What you have to do: Retype the whole listing, please, keeping every line exact and dropping the pictures.

Available data:
>> start

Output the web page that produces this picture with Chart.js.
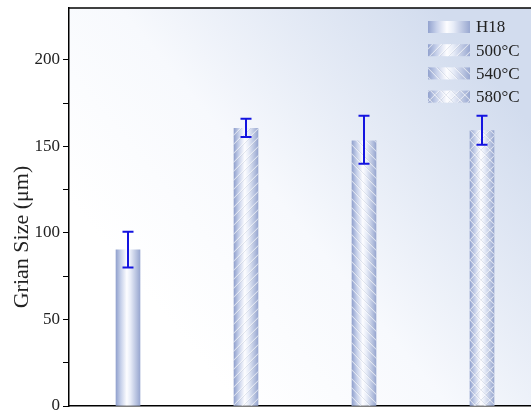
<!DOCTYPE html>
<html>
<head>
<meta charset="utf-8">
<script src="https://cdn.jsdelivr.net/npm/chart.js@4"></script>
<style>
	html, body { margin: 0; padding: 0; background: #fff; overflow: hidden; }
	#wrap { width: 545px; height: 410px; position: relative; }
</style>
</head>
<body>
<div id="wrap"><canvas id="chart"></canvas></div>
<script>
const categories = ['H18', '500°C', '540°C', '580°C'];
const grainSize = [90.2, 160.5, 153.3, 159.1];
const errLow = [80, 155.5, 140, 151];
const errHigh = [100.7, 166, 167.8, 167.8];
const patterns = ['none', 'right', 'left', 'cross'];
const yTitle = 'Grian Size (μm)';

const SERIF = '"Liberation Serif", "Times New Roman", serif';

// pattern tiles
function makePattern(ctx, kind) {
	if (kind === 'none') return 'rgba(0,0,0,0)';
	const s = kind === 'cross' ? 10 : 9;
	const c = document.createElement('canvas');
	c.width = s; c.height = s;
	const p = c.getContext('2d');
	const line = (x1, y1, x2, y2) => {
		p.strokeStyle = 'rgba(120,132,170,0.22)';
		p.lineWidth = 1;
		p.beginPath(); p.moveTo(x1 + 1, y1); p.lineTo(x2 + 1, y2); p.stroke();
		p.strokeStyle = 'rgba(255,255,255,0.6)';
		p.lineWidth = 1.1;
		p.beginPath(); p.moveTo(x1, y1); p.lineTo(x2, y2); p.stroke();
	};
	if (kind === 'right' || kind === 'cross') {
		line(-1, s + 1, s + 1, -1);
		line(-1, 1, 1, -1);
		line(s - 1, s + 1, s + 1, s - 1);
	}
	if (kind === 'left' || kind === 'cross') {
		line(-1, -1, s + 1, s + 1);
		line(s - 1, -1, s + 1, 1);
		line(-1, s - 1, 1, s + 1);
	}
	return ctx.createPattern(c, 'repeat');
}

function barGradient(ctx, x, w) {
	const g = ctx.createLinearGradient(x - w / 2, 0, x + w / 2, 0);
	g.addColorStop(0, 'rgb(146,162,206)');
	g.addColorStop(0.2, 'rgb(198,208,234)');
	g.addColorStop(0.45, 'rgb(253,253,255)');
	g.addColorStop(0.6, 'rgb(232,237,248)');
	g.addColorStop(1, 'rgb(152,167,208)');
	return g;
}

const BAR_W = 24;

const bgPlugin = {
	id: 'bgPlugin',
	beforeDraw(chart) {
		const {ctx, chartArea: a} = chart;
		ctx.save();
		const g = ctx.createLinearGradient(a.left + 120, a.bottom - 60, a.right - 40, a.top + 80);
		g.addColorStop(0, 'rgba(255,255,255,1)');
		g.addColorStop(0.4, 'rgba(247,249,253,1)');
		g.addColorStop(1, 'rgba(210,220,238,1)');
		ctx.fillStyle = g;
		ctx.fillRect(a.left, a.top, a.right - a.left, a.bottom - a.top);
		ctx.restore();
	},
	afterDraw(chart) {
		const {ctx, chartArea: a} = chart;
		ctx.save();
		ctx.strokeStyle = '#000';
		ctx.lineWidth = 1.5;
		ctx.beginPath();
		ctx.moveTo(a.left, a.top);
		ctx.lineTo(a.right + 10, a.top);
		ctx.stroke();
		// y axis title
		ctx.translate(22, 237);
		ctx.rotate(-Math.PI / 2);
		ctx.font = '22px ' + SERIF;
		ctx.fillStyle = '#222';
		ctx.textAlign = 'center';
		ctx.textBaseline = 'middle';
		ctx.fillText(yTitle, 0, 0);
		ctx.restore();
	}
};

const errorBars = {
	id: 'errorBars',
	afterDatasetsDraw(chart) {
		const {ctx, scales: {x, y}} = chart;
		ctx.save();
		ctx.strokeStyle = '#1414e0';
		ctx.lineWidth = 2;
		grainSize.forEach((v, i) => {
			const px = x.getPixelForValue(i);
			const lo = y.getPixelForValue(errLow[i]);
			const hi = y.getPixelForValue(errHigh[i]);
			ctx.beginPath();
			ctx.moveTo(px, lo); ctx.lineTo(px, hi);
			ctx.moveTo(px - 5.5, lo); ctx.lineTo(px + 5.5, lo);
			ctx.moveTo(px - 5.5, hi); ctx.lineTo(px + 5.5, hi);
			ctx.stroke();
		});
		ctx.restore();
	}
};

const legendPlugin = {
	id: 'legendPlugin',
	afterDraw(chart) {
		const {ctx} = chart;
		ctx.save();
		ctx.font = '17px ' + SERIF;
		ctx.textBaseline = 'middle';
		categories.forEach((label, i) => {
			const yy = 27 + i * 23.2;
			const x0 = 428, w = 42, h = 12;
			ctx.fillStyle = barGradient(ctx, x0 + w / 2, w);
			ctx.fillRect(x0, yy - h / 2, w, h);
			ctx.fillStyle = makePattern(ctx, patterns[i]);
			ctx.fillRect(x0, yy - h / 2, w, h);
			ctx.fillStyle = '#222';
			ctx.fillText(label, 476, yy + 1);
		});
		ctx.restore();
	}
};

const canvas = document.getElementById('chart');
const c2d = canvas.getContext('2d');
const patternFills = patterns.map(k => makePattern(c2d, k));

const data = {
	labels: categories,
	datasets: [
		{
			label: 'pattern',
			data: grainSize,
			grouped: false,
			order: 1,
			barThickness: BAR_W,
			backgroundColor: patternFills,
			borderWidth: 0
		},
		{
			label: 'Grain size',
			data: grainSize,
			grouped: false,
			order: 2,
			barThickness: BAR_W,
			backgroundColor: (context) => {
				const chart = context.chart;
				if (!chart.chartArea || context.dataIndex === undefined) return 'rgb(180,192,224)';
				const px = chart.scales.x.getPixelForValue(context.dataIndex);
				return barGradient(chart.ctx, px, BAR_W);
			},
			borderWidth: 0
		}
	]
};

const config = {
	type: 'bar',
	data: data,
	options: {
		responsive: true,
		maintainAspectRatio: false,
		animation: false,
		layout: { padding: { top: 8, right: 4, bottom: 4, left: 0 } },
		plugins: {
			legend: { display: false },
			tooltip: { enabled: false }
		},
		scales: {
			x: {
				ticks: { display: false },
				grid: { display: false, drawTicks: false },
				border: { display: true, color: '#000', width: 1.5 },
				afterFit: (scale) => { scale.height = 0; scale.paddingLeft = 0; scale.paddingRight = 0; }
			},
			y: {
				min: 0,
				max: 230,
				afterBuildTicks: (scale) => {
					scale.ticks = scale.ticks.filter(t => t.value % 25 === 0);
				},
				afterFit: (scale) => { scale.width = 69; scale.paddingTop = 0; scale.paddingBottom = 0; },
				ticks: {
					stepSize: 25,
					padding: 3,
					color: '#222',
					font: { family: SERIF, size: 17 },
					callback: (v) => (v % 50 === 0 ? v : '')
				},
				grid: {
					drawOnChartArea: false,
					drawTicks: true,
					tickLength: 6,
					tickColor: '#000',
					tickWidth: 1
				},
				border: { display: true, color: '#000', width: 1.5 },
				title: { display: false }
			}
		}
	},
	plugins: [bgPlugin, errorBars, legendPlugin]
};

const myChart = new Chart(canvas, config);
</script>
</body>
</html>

>> end

Exercise output:
Output the web page that produces this picture with Chart.js.
<!DOCTYPE html>
<html>
<head>
<meta charset="utf-8">
<script src="https://cdn.jsdelivr.net/npm/chart.js@4"></script>
<style>
	html, body { margin: 0; padding: 0; background: #fff; overflow: hidden; }
	#wrap { width: 545px; height: 410px; position: relative; }
</style>
</head>
<body>
<div id="wrap"><canvas id="chart"></canvas></div>
<script>
const categories = ['H18', '500°C', '540°C', '580°C'];
const grainSize = [90.2, 160.5, 153.3, 159.1];
const errLow = [80, 155.5, 140, 151];
const errHigh = [100.7, 166, 167.8, 167.8];
const patterns = ['none', 'right', 'left', 'cross'];
const yTitle = 'Grian Size (μm)';

const SERIF = '"Liberation Serif", "Times New Roman", serif';

// pattern tiles
function makePattern(ctx, kind) {
	if (kind === 'none') return 'rgba(0,0,0,0)';
	const s = kind === 'cross' ? 10 : 9;
	const c = document.createElement('canvas');
	c.width = s; c.height = s;
	const p = c.getContext('2d');
	const line = (x1, y1, x2, y2) => {
		p.strokeStyle = 'rgba(120,132,170,0.22)';
		p.lineWidth = 1;
		p.beginPath(); p.moveTo(x1 + 1, y1); p.lineTo(x2 + 1, y2); p.stroke();
		p.strokeStyle = 'rgba(255,255,255,0.6)';
		p.lineWidth = 1.1;
		p.beginPath(); p.moveTo(x1, y1); p.lineTo(x2, y2); p.stroke();
	};
	if (kind === 'right' || kind === 'cross') {
		line(-1, s + 1, s + 1, -1);
		line(-1, 1, 1, -1);
		line(s - 1, s + 1, s + 1, s - 1);
	}
	if (kind === 'left' || kind === 'cross') {
		line(-1, -1, s + 1, s + 1);
		line(s - 1, -1, s + 1, 1);
		line(-1, s - 1, 1, s + 1);
	}
	return ctx.createPattern(c, 'repeat');
}

function barGradient(ctx, x, w) {
	const g = ctx.createLinearGradient(x - w / 2, 0, x + w / 2, 0);
	g.addColorStop(0, 'rgb(146,162,206)');
	g.addColorStop(0.2, 'rgb(198,208,234)');
	g.addColorStop(0.45, 'rgb(253,253,255)');
	g.addColorStop(0.6, 'rgb(232,237,248)');
	g.addColorStop(1, 'rgb(152,167,208)');
	return g;
}

const BAR_W = 24;

const bgPlugin = {
	id: 'bgPlugin',
	beforeDraw(chart) {
		const {ctx, chartArea: a} = chart;
		ctx.save();
		const g = ctx.createLinearGradient(a.left + 120, a.bottom - 60, a.right - 40, a.top + 80);
		g.addColorStop(0, 'rgba(255,255,255,1)');
		g.addColorStop(0.4, 'rgba(247,249,253,1)');
		g.addColorStop(1, 'rgba(210,220,238,1)');
		ctx.fillStyle = g;
		ctx.fillRect(a.left, a.top, a.right - a.left, a.bottom - a.top);
		ctx.restore();
	},
	afterDraw(chart) {
		const {ctx, chartArea: a} = chart;
		ctx.save();
		ctx.strokeStyle = '#000';
		ctx.lineWidth = 1.5;
		ctx.beginPath();
		ctx.moveTo(a.left, a.top);
		ctx.lineTo(a.right + 10, a.top);
		ctx.stroke();
		// y axis title
		ctx.translate(22, 237);
		ctx.rotate(-Math.PI / 2);
		ctx.font = '22px ' + SERIF;
		ctx.fillStyle = '#222';
		ctx.textAlign = 'center';
		ctx.textBaseline = 'middle';
		ctx.fillText(yTitle, 0, 0);
		ctx.restore();
	}
};

const errorBars = {
	id: 'errorBars',
	afterDatasetsDraw(chart) {
		const {ctx, scales: {x, y}} = chart;
		ctx.save();
		ctx.strokeStyle = '#1414e0';
		ctx.lineWidth = 2;
		grainSize.forEach((v, i) => {
			const px = x.getPixelForValue(i);
			const lo = y.getPixelForValue(errLow[i]);
			const hi = y.getPixelForValue(errHigh[i]);
			ctx.beginPath();
			ctx.moveTo(px, lo); ctx.lineTo(px, hi);
			ctx.moveTo(px - 5.5, lo); ctx.lineTo(px + 5.5, lo);
			ctx.moveTo(px - 5.5, hi); ctx.lineTo(px + 5.5, hi);
			ctx.stroke();
		});
		ctx.restore();
	}
};

const legendPlugin = {
	id: 'legendPlugin',
	afterDraw(chart) {
		const {ctx} = chart;
		ctx.save();
		ctx.font = '17px ' + SERIF;
		ctx.textBaseline = 'middle';
		categories.forEach((label, i) => {
			const yy = 27 + i * 23.2;
			const x0 = 428, w = 42, h = 12;
			ctx.fillStyle = barGradient(ctx, x0 + w / 2, w);
			ctx.fillRect(x0, yy - h / 2, w, h);
			ctx.fillStyle = makePattern(ctx, patterns[i]);
			ctx.fillRect(x0, yy - h / 2, w, h);
			ctx.fillStyle = '#222';
			ctx.fillText(label, 476, yy + 1);
		});
		ctx.restore();
	}
};

const canvas = document.getElementById('chart');
const c2d = canvas.getContext('2d');
const patternFills = patterns.map(k => makePattern(c2d, k));

const data = {
	labels: categories,
	datasets: [
		{
			label: 'pattern',
			data: grainSize,
			grouped: false,
			order: 1,
			barThickness: BAR_W,
			backgroundColor: patternFills,
			borderWidth: 0
		},
		{
			label: 'Grain size',
			data: grainSize,
			grouped: false,
			order: 2,
			barThickness: BAR_W,
			backgroundColor: (context) => {
				const chart = context.chart;
				if (!chart.chartArea || context.dataIndex === undefined) return 'rgb(180,192,224)';
				const px = chart.scales.x.getPixelForValue(context.dataIndex);
				return barGradient(chart.ctx, px, BAR_W);
			},
			borderWidth: 0
		}
	]
};

const config = {
	type: 'bar',
	data: data,
	options: {
		responsive: true,
		maintainAspectRatio: false,
		animation: false,
		layout: { padding: { top: 8, right: 4, bottom: 4, left: 0 } },
		plugins: {
			legend: { display: false },
			tooltip: { enabled: false }
		},
		scales: {
			x: {
				ticks: { display: false },
				grid: { display: false, drawTicks: false },
				border: { display: true, color: '#000', width: 1.5 },
				afterFit: (scale) => { scale.height = 0; scale.paddingLeft = 0; scale.paddingRight = 0; }
			},
			y: {
				min: 0,
				max: 230,
				afterBuildTicks: (scale) => {
					scale.ticks = scale.ticks.filter(t => t.value % 25 === 0);
				},
				afterFit: (scale) => { scale.width = 69; scale.paddingTop = 0; scale.paddingBottom = 0; },
				ticks: {
					stepSize: 25,
					padding: 3,
					color: '#222',
					font: { family: SERIF, size: 17 },
					callback: (v) => (v % 50 === 0 ? v : '')
				},
				grid: {
					drawOnChartArea: false,
					drawTicks: true,
					tickLength: 6,
					tickColor: '#000',
					tickWidth: 1
				},
				border: { display: true, color: '#000', width: 1.5 },
				title: { display: false }
			}
		}
	},
	plugins: [bgPlugin, errorBars, legendPlugin]
};

const myChart = new Chart(canvas, config);
</script>
</body>
</html>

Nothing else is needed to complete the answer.